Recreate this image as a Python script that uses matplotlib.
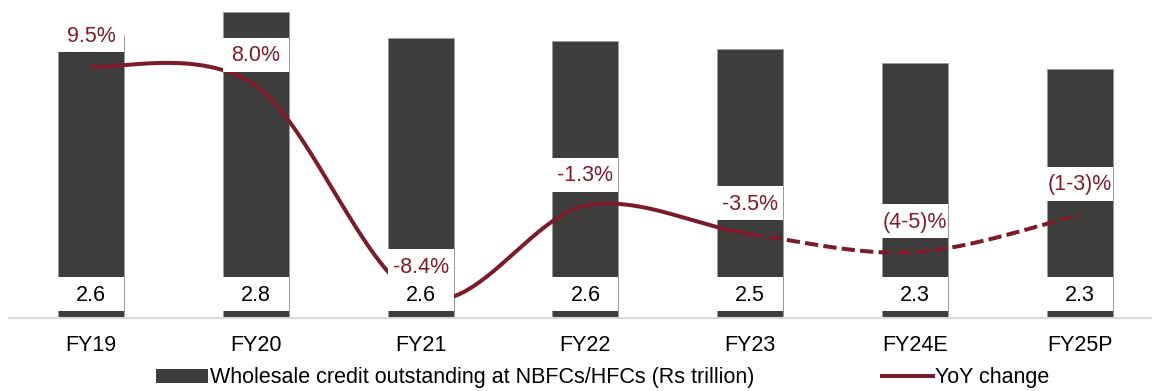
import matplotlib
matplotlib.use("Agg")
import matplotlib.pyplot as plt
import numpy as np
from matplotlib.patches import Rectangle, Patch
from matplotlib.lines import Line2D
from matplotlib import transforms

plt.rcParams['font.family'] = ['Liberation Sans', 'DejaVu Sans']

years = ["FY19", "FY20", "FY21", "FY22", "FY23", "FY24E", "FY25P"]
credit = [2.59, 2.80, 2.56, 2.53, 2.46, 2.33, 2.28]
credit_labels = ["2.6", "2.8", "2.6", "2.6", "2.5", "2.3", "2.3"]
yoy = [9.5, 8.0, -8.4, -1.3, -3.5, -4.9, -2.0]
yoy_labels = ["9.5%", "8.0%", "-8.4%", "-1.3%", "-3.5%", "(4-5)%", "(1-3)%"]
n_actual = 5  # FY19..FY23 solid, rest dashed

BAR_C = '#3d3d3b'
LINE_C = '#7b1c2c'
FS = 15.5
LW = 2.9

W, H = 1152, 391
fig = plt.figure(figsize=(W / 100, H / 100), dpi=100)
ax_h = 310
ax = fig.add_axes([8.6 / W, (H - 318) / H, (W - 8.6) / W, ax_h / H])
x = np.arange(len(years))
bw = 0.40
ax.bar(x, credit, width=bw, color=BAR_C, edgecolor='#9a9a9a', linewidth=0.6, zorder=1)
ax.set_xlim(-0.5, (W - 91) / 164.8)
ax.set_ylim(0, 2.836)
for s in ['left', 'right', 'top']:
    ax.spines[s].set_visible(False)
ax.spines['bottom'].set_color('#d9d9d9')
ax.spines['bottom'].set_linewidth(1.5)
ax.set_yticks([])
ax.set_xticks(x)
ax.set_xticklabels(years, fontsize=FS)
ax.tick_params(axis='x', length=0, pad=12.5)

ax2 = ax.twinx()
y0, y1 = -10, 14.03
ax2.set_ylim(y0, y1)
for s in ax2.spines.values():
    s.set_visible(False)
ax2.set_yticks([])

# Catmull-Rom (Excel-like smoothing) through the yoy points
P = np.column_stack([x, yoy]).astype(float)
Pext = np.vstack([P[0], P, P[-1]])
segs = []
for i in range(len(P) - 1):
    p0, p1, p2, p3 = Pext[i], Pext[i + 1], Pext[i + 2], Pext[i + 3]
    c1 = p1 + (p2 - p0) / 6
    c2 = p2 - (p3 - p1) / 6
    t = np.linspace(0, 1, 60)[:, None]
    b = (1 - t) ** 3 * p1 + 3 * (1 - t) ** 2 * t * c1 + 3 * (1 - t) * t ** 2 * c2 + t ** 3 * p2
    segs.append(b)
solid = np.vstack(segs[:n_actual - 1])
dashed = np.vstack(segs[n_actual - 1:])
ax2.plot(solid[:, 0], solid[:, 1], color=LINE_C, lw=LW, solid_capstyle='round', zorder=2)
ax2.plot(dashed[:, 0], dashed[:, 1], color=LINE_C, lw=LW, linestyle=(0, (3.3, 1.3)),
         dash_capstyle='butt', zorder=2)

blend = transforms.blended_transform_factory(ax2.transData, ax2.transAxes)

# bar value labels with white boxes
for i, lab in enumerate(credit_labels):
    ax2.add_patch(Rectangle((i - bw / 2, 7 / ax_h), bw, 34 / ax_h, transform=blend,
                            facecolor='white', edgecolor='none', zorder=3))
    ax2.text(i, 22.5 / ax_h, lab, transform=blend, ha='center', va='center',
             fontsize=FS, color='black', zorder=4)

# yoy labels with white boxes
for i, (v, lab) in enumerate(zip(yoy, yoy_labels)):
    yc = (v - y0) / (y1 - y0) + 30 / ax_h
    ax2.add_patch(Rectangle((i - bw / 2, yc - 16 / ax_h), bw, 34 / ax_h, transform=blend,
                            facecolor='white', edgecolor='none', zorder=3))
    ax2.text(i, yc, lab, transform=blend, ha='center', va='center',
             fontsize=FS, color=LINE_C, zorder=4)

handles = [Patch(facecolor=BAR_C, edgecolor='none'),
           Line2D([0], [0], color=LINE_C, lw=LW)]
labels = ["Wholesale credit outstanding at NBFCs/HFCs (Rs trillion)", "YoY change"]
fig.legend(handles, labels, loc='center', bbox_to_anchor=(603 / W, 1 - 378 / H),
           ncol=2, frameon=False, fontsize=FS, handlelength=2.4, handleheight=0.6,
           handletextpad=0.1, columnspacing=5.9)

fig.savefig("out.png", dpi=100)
★ ★ ★ ★ ★ ★ ★
▶ [Aim]
Transcribe the full listing character for character. Pictures are excluded.

▶ [Answer to this task]
Recreate this image as a Python script that uses matplotlib.
import matplotlib
matplotlib.use("Agg")
import matplotlib.pyplot as plt
import numpy as np
from matplotlib.patches import Rectangle, Patch
from matplotlib.lines import Line2D
from matplotlib import transforms

plt.rcParams['font.family'] = ['Liberation Sans', 'DejaVu Sans']

years = ["FY19", "FY20", "FY21", "FY22", "FY23", "FY24E", "FY25P"]
credit = [2.59, 2.80, 2.56, 2.53, 2.46, 2.33, 2.28]
credit_labels = ["2.6", "2.8", "2.6", "2.6", "2.5", "2.3", "2.3"]
yoy = [9.5, 8.0, -8.4, -1.3, -3.5, -4.9, -2.0]
yoy_labels = ["9.5%", "8.0%", "-8.4%", "-1.3%", "-3.5%", "(4-5)%", "(1-3)%"]
n_actual = 5  # FY19..FY23 solid, rest dashed

BAR_C = '#3d3d3b'
LINE_C = '#7b1c2c'
FS = 15.5
LW = 2.9

W, H = 1152, 391
fig = plt.figure(figsize=(W / 100, H / 100), dpi=100)
ax_h = 310
ax = fig.add_axes([8.6 / W, (H - 318) / H, (W - 8.6) / W, ax_h / H])
x = np.arange(len(years))
bw = 0.40
ax.bar(x, credit, width=bw, color=BAR_C, edgecolor='#9a9a9a', linewidth=0.6, zorder=1)
ax.set_xlim(-0.5, (W - 91) / 164.8)
ax.set_ylim(0, 2.836)
for s in ['left', 'right', 'top']:
    ax.spines[s].set_visible(False)
ax.spines['bottom'].set_color('#d9d9d9')
ax.spines['bottom'].set_linewidth(1.5)
ax.set_yticks([])
ax.set_xticks(x)
ax.set_xticklabels(years, fontsize=FS)
ax.tick_params(axis='x', length=0, pad=12.5)

ax2 = ax.twinx()
y0, y1 = -10, 14.03
ax2.set_ylim(y0, y1)
for s in ax2.spines.values():
    s.set_visible(False)
ax2.set_yticks([])

# Catmull-Rom (Excel-like smoothing) through the yoy points
P = np.column_stack([x, yoy]).astype(float)
Pext = np.vstack([P[0], P, P[-1]])
segs = []
for i in range(len(P) - 1):
    p0, p1, p2, p3 = Pext[i], Pext[i + 1], Pext[i + 2], Pext[i + 3]
    c1 = p1 + (p2 - p0) / 6
    c2 = p2 - (p3 - p1) / 6
    t = np.linspace(0, 1, 60)[:, None]
    b = (1 - t) ** 3 * p1 + 3 * (1 - t) ** 2 * t * c1 + 3 * (1 - t) * t ** 2 * c2 + t ** 3 * p2
    segs.append(b)
solid = np.vstack(segs[:n_actual - 1])
dashed = np.vstack(segs[n_actual - 1:])
ax2.plot(solid[:, 0], solid[:, 1], color=LINE_C, lw=LW, solid_capstyle='round', zorder=2)
ax2.plot(dashed[:, 0], dashed[:, 1], color=LINE_C, lw=LW, linestyle=(0, (3.3, 1.3)),
         dash_capstyle='butt', zorder=2)

blend = transforms.blended_transform_factory(ax2.transData, ax2.transAxes)

# bar value labels with white boxes
for i, lab in enumerate(credit_labels):
    ax2.add_patch(Rectangle((i - bw / 2, 7 / ax_h), bw, 34 / ax_h, transform=blend,
                            facecolor='white', edgecolor='none', zorder=3))
    ax2.text(i, 22.5 / ax_h, lab, transform=blend, ha='center', va='center',
             fontsize=FS, color='black', zorder=4)

# yoy labels with white boxes
for i, (v, lab) in enumerate(zip(yoy, yoy_labels)):
    yc = (v - y0) / (y1 - y0) + 30 / ax_h
    ax2.add_patch(Rectangle((i - bw / 2, yc - 16 / ax_h), bw, 34 / ax_h, transform=blend,
                            facecolor='white', edgecolor='none', zorder=3))
    ax2.text(i, yc, lab, transform=blend, ha='center', va='center',
             fontsize=FS, color=LINE_C, zorder=4)

handles = [Patch(facecolor=BAR_C, edgecolor='none'),
           Line2D([0], [0], color=LINE_C, lw=LW)]
labels = ["Wholesale credit outstanding at NBFCs/HFCs (Rs trillion)", "YoY change"]
fig.legend(handles, labels, loc='center', bbox_to_anchor=(603 / W, 1 - 378 / H),
           ncol=2, frameon=False, fontsize=FS, handlelength=2.4, handleheight=0.6,
           handletextpad=0.1, columnspacing=5.9)

fig.savefig("out.png", dpi=100)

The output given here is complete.